Grabbing up Kenny's iPad, I was going to add in addresses for him in his contact list. The other day he was busy working on it, trying to personalize it and typing in addresses from kids at camp. He told me I needed to read it when I added in the addresses. I clicked on his contact list and laughed as I found every one of his family members listed there, as if we all have a different address or phone number! I clicked on Angela's name, as hers was first in the alphabet and there was our home number, my cell number and Dominick's cell number. It was under "notes" that I was surprised to find "Angela is my older sitter. I love her smile. She rocks my world." Laughing out loud and grinning from ear to ear I went on to Cindy LaJoy and this is what I found, which he obviously wanted me to read, exactly as he typed it:
"I can't evan think of what you have not done for me. You have always bin there for me. I love you so much and I don't know how to repay you. You are a big rock in my life. I love that you are always happpy it is what I say the happy ones are the blessed ones. You have made me in to a happer person. I know I can always turn to you when I am in trouble. The love I have for you is magnificent. I know even on the hardets days that you still love me and I love you too."
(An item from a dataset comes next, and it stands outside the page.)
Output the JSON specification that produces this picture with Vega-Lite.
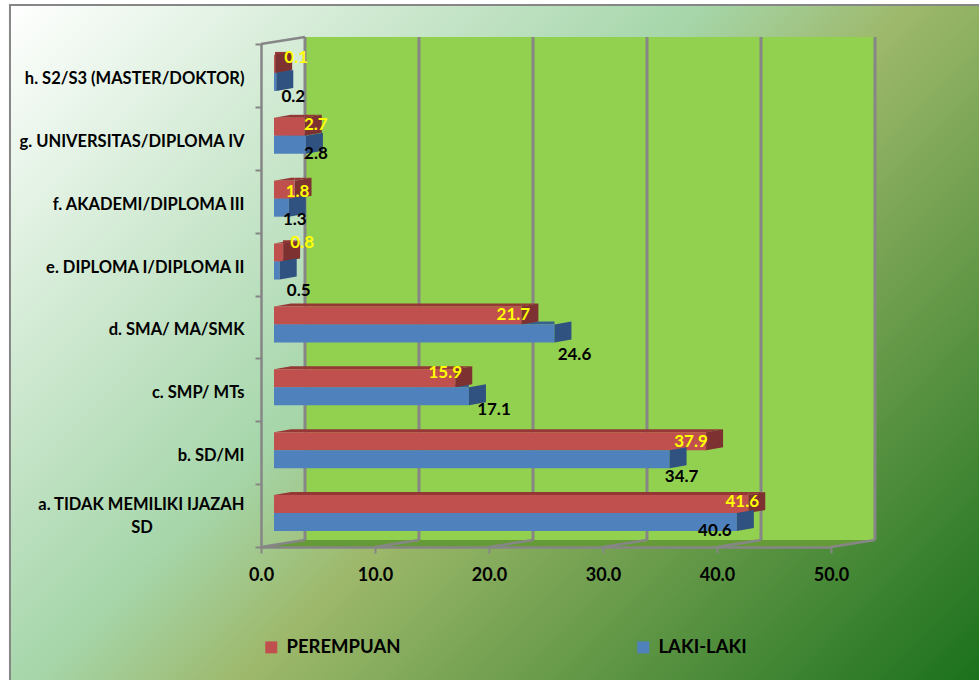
{
"$schema":"https://vega.github.io/schema/vega-lite/v6.json",
"width":570,"height":503,
"autosize":{"type":"none"},
"padding":{"left":261,"top":44,"right":148,"bottom":133},
"background":"#ffffff",
"config":{"view":{"stroke":null},"font":"Lato","text":{"font":"Lato","fontWeight":"bold","fontSize":17}},
"datasets":{
"bars":[
{"cat":"a. TIDAK MEMILIKI IJAZAH SD","series":"PEREMPUAN","value":41.6},
{"cat":"a. TIDAK MEMILIKI IJAZAH SD","series":"LAKI-LAKI","value":40.6},
{"cat":"b. SD/MI","series":"PEREMPUAN","value":37.9},
{"cat":"b. SD/MI","series":"LAKI-LAKI","value":34.7},
{"cat":"c. SMP/ MTs","series":"PEREMPUAN","value":15.9},
{"cat":"c. SMP/ MTs","series":"LAKI-LAKI","value":17.1},
{"cat":"d. SMA/ MA/SMK","series":"PEREMPUAN","value":21.7},
{"cat":"d. SMA/ MA/SMK","series":"LAKI-LAKI","value":24.6},
{"cat":"e.  DIPLOMA I/DIPLOMA II","series":"PEREMPUAN","value":0.8},
{"cat":"e.  DIPLOMA I/DIPLOMA II","series":"LAKI-LAKI","value":0.5},
{"cat":"f. AKADEMI/DIPLOMA III","series":"PEREMPUAN","value":1.8},
{"cat":"f. AKADEMI/DIPLOMA III","series":"LAKI-LAKI","value":1.3},
{"cat":"g. UNIVERSITAS/DIPLOMA IV","series":"PEREMPUAN","value":2.7},
{"cat":"g. UNIVERSITAS/DIPLOMA IV","series":"LAKI-LAKI","value":2.8},
{"cat":"h. S2/S3 (MASTER/DOKTOR)","series":"PEREMPUAN","value":0.1},
{"cat":"h. S2/S3 (MASTER/DOKTOR)","series":"LAKI-LAKI","value":0.2}
],
"ticks":[{"tick":0},{"tick":10},{"tick":20},{"tick":30},{"tick":40},{"tick":50}],
"floor":[{"depth":0,"from":0,"to":50},{"depth":0.111,"from":3.86,"to":53.86}],
"one":[{"panel":1}]
},
"resolve":{"scale":{"y":"independent"}},
"layer":[
{"layer":[
 {"data":{"name":"one"},"mark":{"type":"rect","fill":{"gradient":"linear","x1":0,"y1":0,"x2":1.142,"y2":0.796,"stops":[{"offset":0,"color":"#ffffff"},{"offset":0.42,"color":"#a6d6aa"},{"offset":0.55,"color":"#9db86a"},{"offset":1,"color":"#1a701c"}]},"stroke":"#868686","strokeWidth":2},
  "encoding":{"x":{"datum":-22.02,"type":"quantitative","scale":{"domain":[0,50],"nice":false},"axis":{"zindex":1,"values":[0,10,20,30,40,50],"format":".1f","title":null,"grid":false,"labelFlush":false,"labelBound":false,"labelOverlap":false,"domainColor":"#868686","domainWidth":2.5,"tickColor":"#868686","tickWidth":2,"tickSize":6,"labelPadding":13,"labelFont":"Lato","labelFontWeight":"bold","labelFontSize":18,"labelColor":"#000000"}},"x2":{"datum":63.1},"y":{"datum":8.62,"type":"quantitative","scale":{"domain":[0,8],"nice":false,"zero":false},"axis":null},"y2":{"datum":-2.2}}},
 {"data":{"name":"one"},"mark":{"type":"rect","fill":"#92d050","xOffset":44,"x2Offset":44,"yOffset":-7,"y2Offset":-7},
  "encoding":{"x":{"datum":0,"type":"quantitative"},"x2":{"datum":50},"y":{"datum":8,"type":"quantitative","axis":null},"y2":{"datum":0}}},
 {"data":{"name":"floor"},"mark":{"type":"area","orient":"horizontal","fill":"#669a38"},
  "encoding":{"y":{"field":"depth","type":"quantitative","axis":null},"x":{"field":"from","type":"quantitative"},"x2":{"field":"to"}}},
 {"data":{"name":"ticks"},"mark":{"type":"rule","color":"#868686","strokeWidth":3,"xOffset":44,"yOffset":-7,"y2Offset":-7},
  "encoding":{"x":{"field":"tick","type":"quantitative"},"y":{"datum":8,"type":"quantitative","axis":null},"y2":{"datum":0}}},
 {"data":{"name":"ticks"},"mark":{"type":"rule","color":"#868686","strokeWidth":2.5,"x2Offset":44,"y2Offset":-7},
  "encoding":{"x":{"field":"tick","type":"quantitative"},"x2":{"field":"tick"},"y":{"datum":0,"type":"quantitative","axis":null},"y2":{"datum":0}}},
 {"data":{"name":"one"},"mark":{"type":"rule","color":"#868686","strokeWidth":2.5,"x2Offset":44,"y2Offset":-7},
  "encoding":{"x":{"datum":0,"type":"quantitative"},"x2":{"datum":0},"y":{"datum":8,"type":"quantitative","axis":null},"y2":{"datum":8}}}
]},
{"data":{"name":"bars"},
 "encoding":{
  "y":{"field":"cat","type":"nominal","title":null,"sort":["h. S2/S3 (MASTER/DOKTOR)","g. UNIVERSITAS/DIPLOMA IV","f. AKADEMI/DIPLOMA III","e.  DIPLOMA I/DIPLOMA II","d. SMA/ MA/SMK","c. SMP/ MTs","b. SD/MI","a. TIDAK MEMILIKI IJAZAH SD"],
   "scale":{"paddingInner":0,"paddingOuter":0},
   "axis":{"zindex":1,"tickBand":"extent","domainColor":"#868686","domainWidth":2.5,"tickColor":"#868686","tickWidth":2,"tickSize":6,"labelPadding":11,"labelFont":"Lato","labelFontWeight":"bold","labelFontSize":16.5,"labelColor":"#000000","labelLimit":300,
    "labelExpr":"datum.label == 'a. TIDAK MEMILIKI IJAZAH SD' ? 'a. TIDAK MEMILIKI IJAZAH' : datum.label",
    "labelOffset":{"condition":{"test":"datum.value == 'a. TIDAK MEMILIKI IJAZAH SD'","value":-11},"value":3}}}
 },
 "layer":[
  {"transform":[{"filter":"datum.series == 'LAKI-LAKI'"}],"mark":{"type":"bar","height":3,"yOffset":-4,"xOffset":13,"x2Offset":30,"color":"#38618f"},
   "encoding":{"x":{"field":"value","type":"quantitative"},"x2":{"datum":0}}},
  {"transform":[{"filter":"datum.series == 'LAKI-LAKI'"}],"mark":{"type":"point","filled":true,"fill":"#38618f","stroke":null,"opacity":1,"size":4,"xOffset":13,"shape":"M0,-2.5L17,-5.5L17,-2.5Z"},
   "encoding":{"x":{"datum":0,"type":"quantitative"}}},
  {"transform":[{"filter":"datum.series == 'PEREMPUAN'"}],"mark":{"type":"bar","height":3,"yOffset":-22,"xOffset":13,"x2Offset":30,"color":"#953735"},
   "encoding":{"x":{"field":"value","type":"quantitative"},"x2":{"datum":0}}},
  {"transform":[{"filter":"datum.series == 'PEREMPUAN'"}],"mark":{"type":"point","filled":true,"fill":"#953735","stroke":null,"opacity":1,"size":4,"xOffset":13,"shape":"M0,-20.5L17,-23.5L17,-20.5Z"},
   "encoding":{"x":{"datum":0,"type":"quantitative"}}},
  {"transform":[{"filter":"datum.series == 'PEREMPUAN'"}],"mark":{"type":"point","filled":true,"fill":"#953735","stroke":null,"opacity":1,"size":4,"xOffset":13,"shape":"M0,-20.5L17,-23.5L0,-23.5Z"},
   "encoding":{"x":{"field":"value","type":"quantitative"}}},
  {"transform":[{"filter":"datum.series == 'PEREMPUAN'"}],"mark":{"type":"point","filled":true,"fill":"#7d3231","stroke":null,"opacity":1,"size":4,"xOffset":13,"shape":"M0,-20.5L17,-23.5L17,-5.5L0,-2.5Z"},
   "encoding":{"x":{"field":"value","type":"quantitative"}}},
  {"transform":[{"filter":"datum.series == 'PEREMPUAN'"}],"mark":{"type":"bar","height":18,"yOffset":-11.5,"xOffset":13,"x2Offset":13},
   "encoding":{"x":{"field":"value","type":"quantitative"},"x2":{"datum":0},
    "color":{"field":"series","type":"nominal","title":null,"scale":{"domain":["PEREMPUAN","LAKI-LAKI"],"range":["#c0504d","#4f81bd"]},
     "legend":{"orient":"none","legendX":1,"legendY":594,"direction":"horizontal","columns":2,"columnPadding":233,"padding":0,"symbolType":"square","symbolSize":144,"symbolStrokeWidth":0,"labelFont":"Lato","labelFontWeight":"bold","labelFontSize":18.5,"labelColor":"#000000","labelOffset":6,"title":null}}}},
  {"transform":[{"filter":"datum.series == 'LAKI-LAKI'"}],"mark":{"type":"bar","height":18,"yOffset":6.5,"xOffset":13,"x2Offset":13},
   "encoding":{"x":{"field":"value","type":"quantitative"},"x2":{"datum":0},"color":{"field":"series","type":"nominal"}}},
  {"transform":[{"filter":"datum.series == 'LAKI-LAKI'"}],"mark":{"type":"point","filled":true,"fill":"#2f5280","stroke":null,"opacity":1,"size":4,"xOffset":13,"shape":"M0,-2.5L17,-5.5L17,12.5L0,15.5Z"},
   "encoding":{"x":{"field":"value","type":"quantitative"}}},
  {"transform":[{"filter":"datum.cat == 'a. TIDAK MEMILIKI IJAZAH SD' && datum.series == 'PEREMPUAN'"}],"mark":{"type":"text","fontSize":16.5,"color":"#000000","dy":12.5,"align":"center"},
   "encoding":{"x":{"datum":-10.44,"type":"quantitative"},"text":{"value":"SD"}}},
  {"layer":[
   {"transform":[{"filter":"datum.value == 41.6"}],"mark":{"type":"text","dx":-6,"dy":-13.6}},
   {"transform":[{"filter":"datum.value == 37.9"}],"mark":{"type":"text","dx":-15,"dy":-11}},
   {"transform":[{"filter":"datum.value == 15.9"}],"mark":{"type":"text","dx":-10,"dy":-17}},
   {"transform":[{"filter":"datum.value == 21.7"}],"mark":{"type":"text","dx":-8,"dy":-12}},
   {"transform":[{"filter":"datum.value == 0.8"}],"mark":{"type":"text","dx":19,"dy":-21}},
   {"transform":[{"filter":"datum.value == 1.8"}],"mark":{"type":"text","dx":3,"dy":-9}},
   {"transform":[{"filter":"datum.value == 2.7"}],"mark":{"type":"text","dx":11,"dy":-13}},
   {"transform":[{"filter":"datum.value == 0.1"}],"mark":{"type":"text","dx":21,"dy":-17}},
   {"transform":[{"filter":"datum.value == 40.6"}],"mark":{"type":"text","dx":-22,"dy":15}},
   {"transform":[{"filter":"datum.value == 34.7"}],"mark":{"type":"text","dx":12,"dy":24}},
   {"transform":[{"filter":"datum.value == 17.1"}],"mark":{"type":"text","dx":25,"dy":20}},
   {"transform":[{"filter":"datum.value == 24.6"}],"mark":{"type":"text","dx":20,"dy":28}},
   {"transform":[{"filter":"datum.value == 0.5"}],"mark":{"type":"text","dx":19,"dy":27}},
   {"transform":[{"filter":"datum.value == 1.3"}],"mark":{"type":"text","dx":6,"dy":19}},
   {"transform":[{"filter":"datum.value == 2.8"}],"mark":{"type":"text","dx":10,"dy":15.6}},
   {"transform":[{"filter":"datum.value == 0.2"}],"mark":{"type":"text","dx":17,"dy":22}}
  ],
  "encoding":{"x":{"field":"value","type":"quantitative"},"text":{"field":"value","type":"quantitative","format":".1f"},
   "color":{"condition":{"test":"datum.series == 'PEREMPUAN'","value":"#ffff00"},"value":"#000000"},
   "xOffset":{"value":13}}}
 ]}
]
}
I sit here with tears in my eyes even as I am writing this. It seems I have been blinded in more ways than one, and God needed to remind me of where my true worth is. Even when intellectually we know these things, sometimes we walk around in a myopic haze, blinded to the deeper meanings. It isn't about the laundry, it isn't about the groceries. It is about being a rock for someone, about being someone they can count on...and sometimes, I think, that may mean providing the stability that comes from having parents with a less than desirable job they go to every day, be it washing cars, selling toilets, making a sandwich, or sitting at a desk all day. It comes from doing the same thing day in and day out, to create a sense of security for children who, for years, had none.
I needed not just glasses for my weary eyes, but glasses for my weary soul.